Andretti-Green racing's Tony Kanaan has been as snake bitten as they come in recent years. Kanaan, arguably, had the car to beat in 2008, but was collected in teammate Marco Andretti's hasty decision to pass; ending up in a collision with Sarah Fisher that would end his 500.  To say Kanaan is well overdue is an understatement.  Starting on the outside of row number two, Kanaan could be one to watch as always has been the case in every 500 he has started.

The Mid-level Contenders

For this category, I will lump the likes of Graham Rahal, Marco Andretti, and Danica Patrick together.  Starting fourth on the grid, Rahal is young and fast; emphasis on young. Inexperience will bite you hard at Indianapolis. Rahal better keep his wits about him or else fall prey to the Indianapolis wall that is out to get the unsuspecting drivers that do not respect it.

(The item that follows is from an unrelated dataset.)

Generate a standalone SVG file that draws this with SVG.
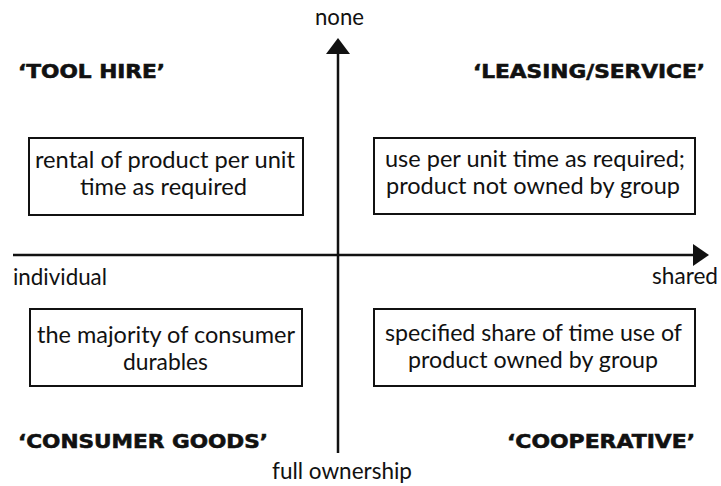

Andretti and Patrick are much the same. Both have good track records at the Speedway. Finishing second at the stripe in 2006 to Sam Hornish Jr, Andretti will try to avenge the luck his father Michael had in trying to return the Andretti name to the Borg Warner trophy.  Patrick, the media darling, burst onto the scene in 2005 in Indianapolis; finishing fourth. She seemingly is always found lurking in the waning moments of the race and it would not be a surprise to find her there in 2009.

The Dark Horses

Starting seventh on the grid hardly makes you a dark horse, but KV Racing's Mario Moraes qualifies as such. Much like Rahal, he is young and inexperienced, but there has been something about him this month that says he might be a surprise on Sunday. One small adjustment Moraes needs to make is his racing line, which comes dangerously close to tagging the wall exiting the corner.

Will Power has the luxury of having Penske power underneath him on Sunday when he rolls off ninth. Power is inexperienced on ovals, but has apparently come a long way in his transition from Champ Cars a year ago. Much like Ryan Briscoe in the Luczo Dragon car in 2007, which was really a third Penske car, Power will benefit greatly from Penske's knowledge on race day.

Speaking of Luczo Dragon, rookie Raphael Matos was the fastest qualifier on day two; a surprise to many in Gasoline Alley. Jay Penske's operation could work a bit of second generation magic with some crafty fuel strategy to help the young Brazilian be a contender at day's end.

The Revenge Is A Dish Best Served PT Style Category

I could not write this preview without mentioning Paul Tracy.  Starting 13th on the grid, Tracy has the ax of axes to grind when in 2002 he lost his appeal of whether or not he passed Castroneves before the yellow caution light came on with two laps to go. Hate to break it to you, Paul, but you still have not passed him. That bit of bitter history aside, Tracy could exact revenge seven years later but stealing a victory and thumbing his nose at Tony George once and for all. If Tracy is a factor late in the race, he could become a force to be reckoned with.

The Hard Luck Bunch

Vitor Meira and Ed Carpenter both had strong runs in 2008. Meira, forever the bridesmaid, has gained notoriety for his mounting runner-up finishes including one in last year's 500.  Indianapolis' own Carpenter had a surprisingly strong showing last year. Both could be a factor at race's end, but not too strong of a chance to drink the milk, however.

The Sunday Driver Contingent

Granted, the field has grown stronger over the years compared to the Indy Racing League's creation in 1996, but there is a driver that should have no business piloting a 200-plus mph race car. That is Milka Duno, the Citgo backed driver, who will undoubtedly be slow enough to impede the lead pack's progress as well as cause cautions of her own. To say Duno is unqualified goes without saying, but to say a driver is unqualified is a dangerous proposition when one's job description entails evasive maneuvers at high speeds. Duno is one the last few holdouts from an era of field fillers who brought lucrative sponsorship money despite their lack of driving skills. 

So there you have it, the Indianapolis 500 field broken down into distinct divisions.  Nothing is certain in this event, but the only constant is the unknown that 500 miles brings.